Qwant vs Google. Quanto impatta la privacy nella scelta del motore di ricerca

Ultimamente la privacy è diventata argomento da bar. Punto focale delle conversazioni tra intellettuali. Notizia di punta nei tg nazionali e nei quotidiani. E’ da un po’ che non si parla d’altro. Abbiamo trascorso anni a condividere ogni singolo istante della nostra vita e lo facciamo ancora. Mostriamo ai nostri follower quanti caffè prendiamo al giorno e le località da sogno in cui andiamo in vacanza. Siamo tutti blogger e influencer.

Il solo pensiero di non entrare in almeno una pagina web al giorno ci fa precipitare in un baratro senza speranza. Cerchiamo i ristoranti online e facciamo shopping negli e-commerce. Perché costa meno. Perché i negozi del centro sono cari in confronto. Eppure eccoci tutti tremendamente spaventati. Da quello che è il nostro sacrosanto diritto a farci i fatti nostri. A mantenere segreti alcuni aspetti della nostra quotidianità. E così che la privacy diventa un valore da custodire ad ogni costo. E così che nascono nuovi metodi per arginare il passaggio in ogni angolo del pianeta dei nostri dati. Da qui prende il via Qwant.

QWANT

Qwant, per dirla in parole povere, è un motore di ricerca, alla stregua di Google e degli altri che già conosciamo. E’ stato fondato in Francia da Eric Lendri, ma dietro ha tutta una serie di finanziatori importanti: la Cassa depositi e prestiti francese, l’Unione Europea e la Axel Springer, gruppo editoriale tedesco. Nomi che si sono voluti mettere in gioco proprio all’indomani dell’entrata in vigore del Gdpr nei territori europei.

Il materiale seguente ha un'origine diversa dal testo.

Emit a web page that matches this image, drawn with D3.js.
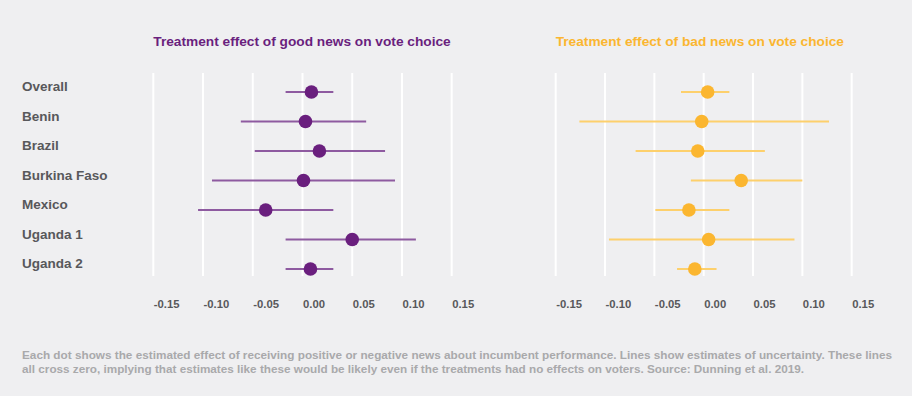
<!DOCTYPE html>
<html>
<head>
<meta charset="utf-8">
<script src="https://cdn.jsdelivr.net/npm/d3@7"></script>
<style>
  html, body { margin: 0; padding: 0; background: #efeff1; }
  svg { display: block; }
  text { font-family: "Liberation Sans", Arial, sans-serif; font-weight: bold; }
</style>
</head>
<body>
<svg id="chart" width="912" height="396"></svg>
<script>
const categories = ["Overall", "Benin", "Brazil", "Burkina Faso", "Mexico", "Uganda 1", "Uganda 2"];
const tickValues = [-0.15, -0.10, -0.05, 0.00, 0.05, 0.10, 0.15];

// Good news panel
const goodEstimate = [0.009, 0.003, 0.017, 0.001, -0.037, 0.050, 0.008];
const goodLower    = [-0.017, -0.062, -0.048, -0.091, -0.105, -0.017, -0.017];
const goodUpper    = [0.031, 0.064, 0.083, 0.093, 0.031, 0.114, 0.031];

// Bad news panel
const badEstimate = [0.004, -0.002, -0.006, 0.038, -0.015, 0.005, -0.009];
const badLower    = [-0.023, -0.126, -0.069, -0.013, -0.049, -0.096, -0.027];
const badUpper    = [0.026, 0.127, 0.062, 0.100, 0.026, 0.092, 0.013];

const titles = ["Treatment effect of good news on vote choice", "Treatment effect of bad news on vote choice"];
const caption = [
  "Each dot shows the estimated effect of receiving positive or negative news about incumbent performance. Lines show estimates of uncertainty. These lines",
  "all cross zero, implying that estimates like these would be likely even if the treatments had no effects on voters. Source: Dunning et al. 2019."
];

const svg = d3.select("#chart");
const bg = "#efeff1";
svg.append("rect").attr("width", 912).attr("height", 396).attr("fill", bg);

const y = d3.scalePoint().domain(categories).range([92, 269]);

const panels = [
  { range: [153.3, 451.7], est: goodEstimate, lo: goodLower, hi: goodUpper,
    dot: "#6a1f7e", line: "#8e5aa0", title: titles[0], titleColor: "#6a1f7e" },
  { range: [555.7, 851.7], est: badEstimate, lo: badLower, hi: badUpper,
    dot: "#fbb630", line: "#fdd06c", title: titles[1], titleColor: "#fbb630" }
];

// Category labels
svg.append("g").selectAll("text").data(categories).join("text")
  .attr("x", 22).attr("y", d => y(d) - 1)
  .attr("fill", "#58585b").attr("font-size", "13.5px")
  .text(d => d);

panels.forEach(p => {
  const x = d3.scaleLinear().domain([-0.15, 0.15]).range(p.range);
  const g = svg.append("g");

  // gridlines
  g.append("g").selectAll("line").data(tickValues).join("line")
    .attr("x1", d => x(d)).attr("x2", d => x(d))
    .attr("y1", 73).attr("y2", 276)
    .attr("stroke", "#ffffff").attr("stroke-width", 2);

  // axis labels (left-aligned at gridline)
  const axis = d3.axisBottom(x).tickValues(tickValues).tickSize(0).tickPadding(0)
    .tickFormat(d3.format(".2f"));
  const ax = g.append("g").attr("transform", "translate(0,300)").call(axis);
  ax.select(".domain").remove();
  ax.selectAll("text")
    .attr("text-anchor", "start")
    .attr("fill", "#58585b")
    .attr("font-size", "11.3px")
    .attr("font-family", "Liberation Sans, Arial, sans-serif")
    .attr("font-weight", "bold")
    .text(d => d3.format(".2f")(d).replace("−", "-"));

  // title
  g.append("text").attr("x", p.range[0]).attr("y", 45.5)
    .attr("fill", p.titleColor).attr("font-size", "13.7px").text(p.title);

  // CI lines
  g.append("g").selectAll("line").data(categories).join("line")
    .attr("x1", (d, i) => x(p.lo[i])).attr("x2", (d, i) => x(p.hi[i]))
    .attr("y1", d => y(d)).attr("y2", d => y(d))
    .attr("stroke", p.line).attr("stroke-width", 2);

  // dots
  g.append("g").selectAll("circle").data(categories).join("circle")
    .attr("cx", (d, i) => x(p.est[i])).attr("cy", d => y(d))
    .attr("r", 6.8).attr("fill", p.dot);
});

// caption
const lens = [870, 782];
svg.append("g").selectAll("text").data(caption).join("text")
  .attr("x", 22).attr("y", (d, i) => 359 + i * 13.5)
  .attr("fill", "#a9a9ab").attr("font-size", "11px")
  .attr("textLength", (d, i) => lens[i]).attr("lengthAdjust", "spacingAndGlyphs")
  .text(d => d);
</script>
</body>
</html>
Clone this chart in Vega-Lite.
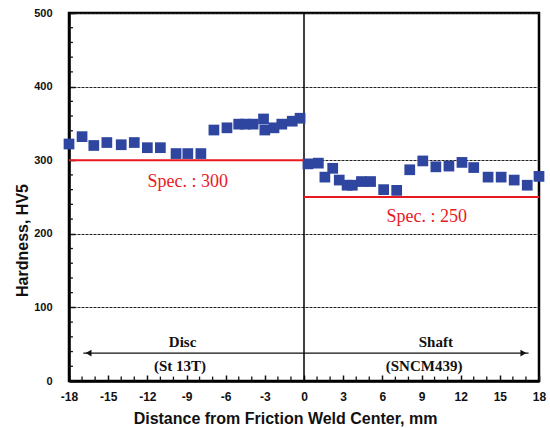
{
  "$schema": "https://vega.github.io/schema/vega-lite/v6.json",
  "width": 470,
  "height": 368,
  "autosize": "none",
  "padding": {"left": 69, "top": 13, "right": 11, "bottom": 47},
  "background": "white",
  "config": {
    "locale": {"number": {"decimal": ".", "thousands": ",", "grouping": [3], "currency": ["$", ""], "minus": "-"}},
    "view": {"stroke": "black", "strokeWidth": 2.5},
    "axis": {"labelFont": "Liberation Sans", "titleFont": "Liberation Sans", "labelFontWeight": "bold", "titleFontWeight": "bold", "labelColor": "#111", "titleColor": "#111", "grid": false}
  },
  "datasets": {
    "pts": [
      {"x": -18, "y": 322}, {"x": -17, "y": 332}, {"x": -16.1, "y": 320}, {"x": -15.1, "y": 324},
      {"x": -14, "y": 321}, {"x": -13, "y": 324}, {"x": -12, "y": 317}, {"x": -11, "y": 317},
      {"x": -9.8, "y": 309}, {"x": -8.9, "y": 309}, {"x": -7.9, "y": 309}, {"x": -6.9, "y": 341},
      {"x": -5.9, "y": 344}, {"x": -5, "y": 349}, {"x": -4.5, "y": 349}, {"x": -3.9, "y": 349},
      {"x": -3.1, "y": 356}, {"x": -3, "y": 341}, {"x": -2.3, "y": 344}, {"x": -1.7, "y": 349},
      {"x": -0.9, "y": 353}, {"x": -0.3, "y": 357},
      {"x": 0.3, "y": 295}, {"x": 1.1, "y": 296}, {"x": 1.6, "y": 277}, {"x": 2.2, "y": 289},
      {"x": 2.7, "y": 273}, {"x": 3.3, "y": 266}, {"x": 3.7, "y": 266}, {"x": 4.4, "y": 271},
      {"x": 5.1, "y": 271}, {"x": 6.1, "y": 260}, {"x": 7.1, "y": 259}, {"x": 8.1, "y": 287},
      {"x": 9.1, "y": 299}, {"x": 10.1, "y": 291}, {"x": 11.1, "y": 292}, {"x": 12.1, "y": 297},
      {"x": 13, "y": 290}, {"x": 14.1, "y": 277}, {"x": 15.1, "y": 277}, {"x": 16.1, "y": 273},
      {"x": 17.1, "y": 266}, {"x": 18, "y": 278}
    ],
    "spec": [
      {"x": -18, "x2": 0, "y": 300, "label": "Spec. : 300", "lx": -8.9, "ly": 270},
      {"x": 0, "x2": 18, "y": 250, "label": "Spec. : 250", "lx": 9.4, "ly": 223}
    ],
    "zero": [{"x": 0, "y": 0, "y2": 500}],
    "arrow": [{"x": -16.9, "x2": 17.2, "y": 38}],
    "heads": [{"x": -16.5, "y": 38, "shape": "triangle-left"}, {"x": 16.8, "y": 38, "shape": "triangle-right"}],
    "mat": [
      {"x": -9.3, "y": 53, "label": "Disc"},
      {"x": -9.5, "y": 21, "label": "(St 13T)"},
      {"x": 10.1, "y": 53, "label": "Shaft"},
      {"x": 9.2, "y": 21, "label": "(SNCM439)"}
    ],
    "minorx": [
      {"x": -17}, {"x": -16}, {"x": -14}, {"x": -13}, {"x": -11}, {"x": -10}, {"x": -8}, {"x": -7},
      {"x": -5}, {"x": -4}, {"x": -2}, {"x": -1}, {"x": 1}, {"x": 2}, {"x": 4}, {"x": 5},
      {"x": 7}, {"x": 8}, {"x": 10}, {"x": 11}, {"x": 13}, {"x": 14}, {"x": 16}, {"x": 17}
    ],
    "minory": [
      {"y": 20}, {"y": 40}, {"y": 60}, {"y": 80}, {"y": 120}, {"y": 140}, {"y": 160}, {"y": 180},
      {"y": 220}, {"y": 240}, {"y": 260}, {"y": 280}, {"y": 320}, {"y": 340}, {"y": 360}, {"y": 380},
      {"y": 420}, {"y": 440}, {"y": 460}, {"y": 480}
    ]
  },
  "resolve": {"axis": {"x": "independent", "y": "independent"}},
  "layer": [
    {
      "data": {"name": "zero"},
      "mark": {"type": "rule", "color": "black", "strokeWidth": 1.5},
      "encoding": {
        "x": {"field": "x", "type": "quantitative", "scale": {"domain": [-18, 18], "nice": false},
              "axis": {"orient": "bottom", "values": [-18,-15,-12,-9,-6,-3,0,3,6,9,12,15,18], "format": "d",
                       "title": "Distance from Friction Weld Center, mm", "titleFontSize": 16, "titleX": 216, "titleY": 42, "titleAlign": "center", "titleBaseline": "alphabetic",
                       "labelFontSize": 12, "labelPadding": 16, "labelFlush": false,
                       "tickSize": -6, "tickWidth": 1.5, "tickColor": "#111", "domainColor": "black", "domainWidth": 2.5}},
        "y": {"field": "y", "type": "quantitative", "scale": {"domain": [0, 500], "nice": false},
              "axis": {"orient": "left", "values": [0,100,200,300,400,500],
                       "title": "Hardness, HV5", "titleFontSize": 16, "titleX": -47, "titleY": 227, "titleAngle": -90, "titleBaseline": "middle", "titleAlign": "center",
                       "labelFontSize": 11, "labelPadding": 23, "labelFlush": false,
                       "tickSize": -6, "tickWidth": 1.5, "tickColor": "#111", "domainColor": "black", "domainWidth": 2.5,
                       "grid": true, "gridColor": "#222", "gridDash": [3, 1], "gridWidth": 1.2}},
        "y2": {"field": "y2"}
      }
    },
    {
      "data": {"name": "minorx"},
      "mark": {"type": "rule", "strokeWidth": 1.3, "color": "#111"},
      "encoding": {"x": {"field": "x", "type": "quantitative", "axis": null}, "y": {"datum": 0, "type": "quantitative", "axis": null}, "y2": {"datum": 6}}
    },
    {
      "data": {"name": "minory"},
      "mark": {"type": "rule", "strokeWidth": 1.3, "color": "#111"},
      "encoding": {"y": {"field": "y", "type": "quantitative", "axis": null}, "x": {"datum": -18, "type": "quantitative", "axis": null}, "x2": {"datum": -17.7}}
    },
    {
      "data": {"name": "pts"},
      "mark": {"type": "point", "shape": "square", "filled": true, "opacity": 1, "size": 115, "color": "#2f46a0"},
      "encoding": {"x": {"field": "x", "type": "quantitative", "axis": null}, "y": {"field": "y", "type": "quantitative", "axis": null}}
    },
    {
      "data": {"name": "spec"},
      "mark": {"type": "rule", "color": "#e8191f", "strokeWidth": 2},
      "encoding": {"x": {"field": "x", "type": "quantitative", "axis": null}, "x2": {"field": "x2"}, "y": {"field": "y", "type": "quantitative", "axis": null}}
    },
    {
      "data": {"name": "spec"},
      "mark": {"type": "text", "font": "Liberation Serif", "fontSize": 18, "color": "#e8191f", "baseline": "middle", "align": "center"},
      "encoding": {"x": {"field": "lx", "type": "quantitative", "axis": null}, "y": {"field": "ly", "type": "quantitative", "axis": null}, "text": {"field": "label"}}
    },
    {
      "data": {"name": "arrow"},
      "mark": {"type": "rule", "color": "#111", "strokeWidth": 1.2},
      "encoding": {"x": {"field": "x", "type": "quantitative", "axis": null}, "x2": {"field": "x2"}, "y": {"field": "y", "type": "quantitative", "axis": null}}
    },
    {
      "data": {"name": "heads"},
      "mark": {"type": "point", "filled": true, "opacity": 1, "color": "#111", "size": 45},
      "encoding": {"x": {"field": "x", "type": "quantitative", "axis": null}, "y": {"field": "y", "type": "quantitative", "axis": null}, "shape": {"field": "shape", "type": "nominal", "scale": null}}
    },
    {
      "data": {"name": "mat"},
      "mark": {"type": "text", "font": "Liberation Serif", "fontWeight": "bold", "fontSize": 15, "color": "#111", "baseline": "middle", "align": "center"},
      "encoding": {"x": {"field": "x", "type": "quantitative", "axis": null}, "y": {"field": "y", "type": "quantitative", "axis": null}, "text": {"field": "label"}}
    }
  ]
}
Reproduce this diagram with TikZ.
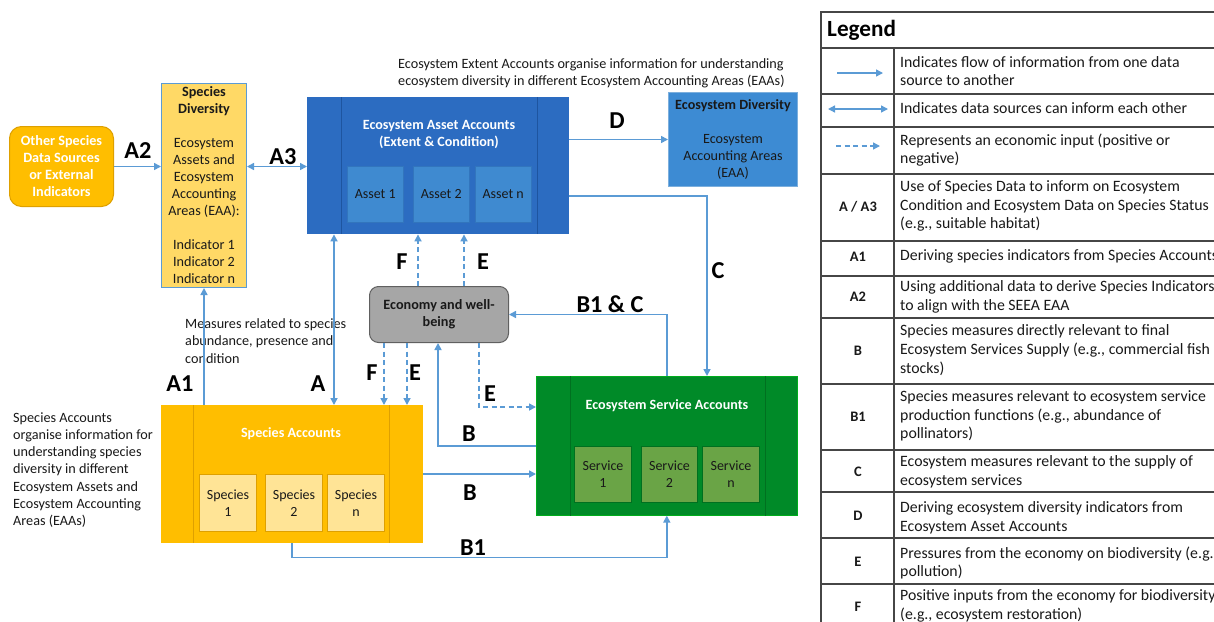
\documentclass[tikz,border=0pt]{standalone}
\usepackage{fontspec}
\setmainfont{Carlito}
\usetikzlibrary{arrows.meta,calc}
\definecolor{arrowc}{RGB}{91,155,213}
\definecolor{orangec}{RGB}{255,190,0}
\definecolor{orangeb}{RGB}{222,160,0}
\definecolor{yellowc}{RGB}{255,217,102}
\definecolor{lightyel}{RGB}{255,228,150}
\definecolor{bluec}{RGB}{44,108,193}
\definecolor{blueline}{RGB}{30,85,160}
\definecolor{assetc}{RGB}{63,138,208}
\definecolor{ecodivc}{RGB}{61,139,211}
\definecolor{greenc}{RGB}{0,138,40}
\definecolor{greenline}{RGB}{0,112,32}
\definecolor{servc}{RGB}{106,164,70}
\definecolor{grayc}{RGB}{166,166,166}
\definecolor{txt}{RGB}{25,25,25}
\definecolor{gridc}{RGB}{70,70,70}
\tikzset{
  tip/.tip={Triangle[length=7pt,width=7pt]},
  arr/.style={draw=arrowc, line width=1.6pt, -tip},
  darr/.style={draw=arrowc, line width=1.6pt, tip-tip},
  dasharr/.style={arr, dash pattern=on 5pt off 3.5pt},
  lab/.style={font=\fontsize{24.3}{26}\selectfont\bfseries, text=black, inner sep=0pt},
  plain/.style={font=\fontsize{14.2}{17.2}\selectfont, text=txt, inner sep=0pt, align=left},
  boxx/.style={anchor=north west, inner sep=0pt, align=center},
  title/.style={font=\fontsize{14.1}{17}\selectfont\bfseries, text=white, align=center, inner sep=0pt},
  small/.style={boxx, font=\fontsize{14}{17}\selectfont, text=txt},
  legtxt/.style={anchor=west, font=\fontsize{15.8}{18.7}\selectfont, text=txt, align=left, inner sep=0pt},
  legkey/.style={font=\fontsize{14.5}{16}\selectfont\bfseries, text=txt, inner sep=0pt},
  gridl/.style={draw=gridc, line width=1.1pt}
}
\begin{document}
\begin{tikzpicture}[x=1pt,y=-1pt]
\useasboundingbox (0,0) rectangle (1214,621);
\clip (0,0) rectangle (1214,621);
\fill[white] (0,0) rectangle (1214,621);

% ---------- boxes ----------
\node[boxx, fill=orangec, draw=orangeb, line width=1pt, rounded corners=12pt,
  minimum width=104pt, minimum height=80pt, text=white,
  font=\fontsize{14.2}{17}\selectfont\bfseries] (other) at (9,126)
  {Other Species\\Data Sources\\or External\\Indicators};

\node[boxx, fill=yellowc, draw=arrowc, line width=1pt, minimum width=85pt,
  minimum height=204pt, text=txt, font=\fontsize{14.2}{17}\selectfont] (sd) at (161,83)
  {\textbf{Species}\\\textbf{Diversity}\\[17pt]Ecosystem\\Assets and\\Ecosystem\\Accounting\\Areas (EAA):\\[17pt]Indicator 1\\Indicator 2\\Indicator n};

% Ecosystem Asset Accounts
\node[boxx, fill=bluec, minimum width=262pt, minimum height=137pt] (eaa) at (307,97) {};
\draw[blueline, line width=1pt] ([xshift=34pt]eaa.north west) -- ([xshift=34pt]eaa.south west);
\draw[blueline, line width=1pt] ([xshift=-32pt]eaa.north east) -- ([xshift=-32pt]eaa.south east);
\node[title] (eaat) at (439,134.5) {Ecosystem Asset Accounts\\(Extent \& Condition)};
\node[small, fill=assetc, draw=blueline!40!assetc, minimum width=56pt, minimum height=56pt] (a1) at (347,166) {Asset 1};
\node[small, fill=assetc, draw=blueline!40!assetc, minimum width=56pt, minimum height=56pt] (a2) at (413,166) {Asset 2};
\node[small, fill=assetc, draw=blueline!40!assetc, minimum width=56pt, minimum height=56pt] (an) at (475,166) {Asset n};

% Ecosystem Diversity
\node[boxx, fill=ecodivc, draw=arrowc!80!white, line width=1pt, minimum width=129pt,
  minimum height=94pt, text=txt, font=\fontsize{14.1}{17}\selectfont] (ecodiv) at (668,92)
  {\textbf{Ecosystem Diversity}\\[17pt]Ecosystem\\Accounting Areas\\(EAA)};

% Economy
\node[boxx, fill=grayc, draw=gray!75!black, line width=1pt, rounded corners=9pt,
  minimum width=139pt, minimum height=56pt, text=txt,
  font=\fontsize{14.2}{17}\selectfont\bfseries] (econ) at (369,286)
  {Economy and well-\\being};

% Species Accounts
\node[boxx, fill=orangec, minimum width=262pt, minimum height=138pt] (spa) at (161,405) {};
\draw[orangeb, line width=1pt] ([xshift=32pt]spa.north west) -- ([xshift=32pt]spa.south west);
\draw[orangeb, line width=1pt] ([xshift=-34pt]spa.north east) -- ([xshift=-34pt]spa.south east);
\node[title] (spat) at (291,434) {Species Accounts};
\node[small, fill=lightyel, draw=orangeb, line width=1pt, minimum width=57pt, minimum height=57pt] (s1) at (199,474) {Species\\1};
\node[small, fill=lightyel, draw=orangeb, line width=1pt, minimum width=57pt, minimum height=57pt] (s2) at (265,474) {Species\\2};
\node[small, fill=lightyel, draw=orangeb, line width=1pt, minimum width=57pt, minimum height=57pt] (sn) at (327,474) {Species\\n};

% Ecosystem Service Accounts
\node[boxx, fill=greenc, draw=green!30!greenc, line width=0.6pt, minimum width=261pt, minimum height=139pt] (esa) at (536,376) {};
\draw[greenline, line width=0.8pt] ([xshift=34pt]esa.north west) -- ([xshift=34pt]esa.south west);
\draw[greenline, line width=0.8pt] ([xshift=-32pt]esa.north east) -- ([xshift=-32pt]esa.south east);
\node[title] (esat) at (667,406) {Ecosystem Service Accounts};
\node[small, fill=servc, draw=greenline, line width=1pt, minimum width=57pt, minimum height=56pt] (v1) at (574,446) {Service\\1};
\node[small, fill=servc, draw=greenline, line width=1pt, minimum width=56pt, minimum height=56pt] (v2) at (641,446) {Service\\2};
\node[small, fill=servc, draw=greenline, line width=1pt, minimum width=57pt, minimum height=56pt] (vn) at (702,446) {Service\\n};

% ---------- free texts ----------
\node[plain, anchor=west] (capt) at (398,73) {Ecosystem Extent Accounts organise information for understanding\\ecosystem diversity in different Ecosystem Accounting Areas (EAAs)};
\node[plain, anchor=west] (meas) at (185,341) {Measures related to species\\abundance, presence and\\condition};
\node[plain, anchor=west] (spcap) at (13,470) {Species Accounts\\organise information for\\understanding species\\diversity in different\\Ecosystem Assets and\\Ecosystem Accounting\\Areas (EAAs)};

% ---------- connectors ----------
\coordinate (ax) at (334,0);
\coordinate (fup) at (418,0);
\coordinate (eup) at (464,0);
\coordinate (fdn) at (384,0);
\coordinate (edn) at (407,0);
\coordinate (cturn) at (707,196);
\coordinate (eturn) at (479,407);
\coordinate (bturn) at (438,446);
\coordinate (by) at (0,474);

\draw[arr] (other.east) -- (sd.west |- other.east);
\draw[darr] (sd.east |- other.east) -- (eaa.west |- other.east);
\draw[arr] (eaa.east |- ecodiv.west) -- (ecodiv.west);
\draw[arr] (eaa.east |- cturn) -- (cturn) -- (cturn |- esa.north);
\draw[darr] (ax |- eaa.south) -- (ax |- spa.north);
\draw[arr] (sd.south |- spa.north) -- (sd.south);
\draw[dasharr] (fup |- econ.north) -- (fup |- eaa.south);
\draw[dasharr] (eup |- econ.north) -- (eup |- eaa.south);
\draw[dasharr] (fdn |- econ.south) -- (fdn |- spa.north);
\draw[dasharr] (edn |- econ.south) -- (edn |- spa.north);
\draw[dasharr] (eturn |- econ.south) -- (eturn) -- (esa.west |- eturn);
\draw[arr] (esa.west |- bturn) -- (bturn) -- (bturn |- econ.south);
\draw[arr] (spa.east |- by) -- (esa.west |- by);
\draw[arr] (spa.south) -- ++(0,14) -| (esa.south);
\draw[arr] (esa.north) |- (econ.east);

% ---------- connector labels ----------
\node[lab] (lA2) at (138,151) {A2};
\node[lab] (lA3) at (283,157) {A3};
\node[lab] (lD) at (617,121) {D};
\node[lab] (lC) at (718,271) {C};
\node[lab] (lFu) at (402,262) {F};
\node[lab] (lEu) at (483,262) {E};
\node[lab] (lB1C) at (610,304) {B1 \& C};
\node[lab] (lA1) at (180,384) {A1};
\node[lab] (lA) at (318,384) {A};
\node[lab] (lFd) at (372,373) {F};
\node[lab] (lEd) at (415,373) {E};
\node[lab] (lEr) at (490,394) {E};
\node[lab] (lBu) at (469,434) {B};
\node[lab] (lBd) at (470,493) {B};
\node[lab] (lB1) at (473,548) {B1};

% ---------- legend ----------
\coordinate (lgnw) at (821,12);
\coordinate (lgse) at (1260,660);
\draw[gridl] (lgse |- lgnw) -- (lgnw) -- (lgnw |- lgse);
\foreach \yy in {48,94,127,174,241,276,318,384,450,492,538,584}
  \draw[gridl] (821,\yy) -- (1260,\yy);
\draw[gridl] (894,48) -- (894,660);
\node[anchor=west, font=\fontsize{23.2}{25}\selectfont\bfseries, text=black, inner sep=0pt] (legt) at (827,30) {Legend};

\coordinate (k1a) at (837,73);  \coordinate (k1b) at (883,73);
\coordinate (k2a) at (828,109); \coordinate (k2b) at (888,109);
\coordinate (k3a) at (836,146); \coordinate (k3b) at (880,146);
\draw[arr, line width=1.4pt] (k1a) -- (k1b);
\draw[darr, line width=1.4pt] (k2a) -- (k2b);
\draw[dasharr, line width=1.4pt] (k3a) -- (k3b);

\node[legtxt] (t1) at (900,71) {Indicates flow of information from one data\\source to another};
\node[legtxt] (t2) at (900,108) {Indicates data sources can inform each other};
\node[legtxt] (t3) at (900,150) {Represents an economic input (positive or\\negative)};
\node[legtxt] (t4) at (900,206) {Use of Species Data to inform on Ecosystem\\Condition and Ecosystem Data on Species Status\\(e.g., suitable habitat)};
\node[legtxt] (t5) at (900,256) {Deriving species indicators from Species Accounts};
\node[legtxt] (t6) at (900,297) {Using additional data to derive Species Indicators\\to align with the SEEA EAA};
\node[legtxt] (t7) at (900,350) {Species measures directly relevant to final\\Ecosystem Services Supply (e.g., commercial fish\\stocks)};
\node[legtxt] (t8) at (900,416) {Species measures relevant to ecosystem service\\production functions (e.g., abundance of\\pollinators)};
\node[legtxt] (t9) at (900,472) {Ecosystem measures relevant to the supply of\\ecosystem services};
\node[legtxt] (t10) at (900,518) {Deriving ecosystem diversity indicators from\\Ecosystem Asset Accounts};
\node[legtxt] (t11) at (900,563) {Pressures from the economy on biodiversity (e.g.,\\pollution)};
\node[legtxt] (t12) at (900,606) {Positive inputs from the economy for biodiversity\\(e.g., ecosystem restoration)};

\node[legkey] (k4) at (858,207) {A / A3};
\node[legkey] (k5) at (858,257) {A1};
\node[legkey] (k6) at (858,297) {A2};
\node[legkey] (k7) at (858,351) {B};
\node[legkey] (k8) at (858,417) {B1};
\node[legkey] (k9) at (858,472) {C};
\node[legkey] (k10) at (858,516) {D};
\node[legkey] (k11) at (858,562) {E};
\node[legkey] (k12) at (858,607) {F};
\end{tikzpicture}
\end{document}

Qwant, infatti, ha fatto della difesa alla privacy il suo tratto distintivo. Quello che lo rende diverso e unico dai competitor. In che modo? Gli sviluppatori hanno creato un programma che si chiama Masq e che è un semplice sistema, attraverso cui i dati di navigazione restano salvati solo sul dispositivo usato dall’utente per la ricerca. Non esistono software in grado di effettuare nessun tipo di profilazione o di creare una banca data di informazioni. Quei dati, infatti, possono essere conservati solo dall’utente stesso, se questi lo desidera.

Al pari del suo concorrente più importante, anche Qwant dispone di tutta una serie di servizi. Ci sono le mappe. C’è la musica. Ci sono i giochi. Ci sono le notizie. C’è anche la realtà aumentata. Così come è possibile usufruire di un sistema di streaming o di posta elettronica. E molti altri saranno disponibili nel futuro in tutta Europa: Qwant Pay, tanto per dirne una.

Insomma, Qwant sembra avere le carte in regola per spodestare totalmente Re Google e quei suoi “biscottini”, che si sbriciolano per lasciare traccia del nostro passaggio, quasi fossimo Hansel e Gretel. L’unico ostacolo da arginare, per il momento, è la scarsa popolarità tra gli utenti e la mancanza di abitudine ad andare ad aprire un motore che non sia il classico e caro Google.

Da parte mia trovo che sia assolutamente sano che nel mercato esistano diverse offerte e diverse proposte. Ma io faccio parte di quella categoria di pigri poco convinta a cambiare modi di comportamento. In realtà credo anche che questa storia della privacy sia un pelino sopravvalutata. E’ vero che i nostri dati sono stati utilizzati a volte in modo improprio e a volte per scopi illeciti o criminali, addirittura. Ma a me essere profilata non dispiace per niente. Lo dico da donna di marketing.

E’ una conseguenza dei tempi moderni. E’ un qualcosa che è insito nel nostro stesso vivere sempre in connessione con il mondo. E, sarò sincera, questa cosa, a tratti, mi rasserena. Non mi spaventa. Anzi. La creazione di un internet parallelo, in cui i cookie non esistono e noi non lasciamo tracce, mi dà da pensare. Perché non è tutto oro ciò che luccica. A partire dal peso dei dati che dovremmo conservare sul nostro smartphone per far funzionare Qwant e che saranno l’ennesima gatta da pelare quando, sullo schermo, apparirà il solito messaggio: la tua memoria è terminata.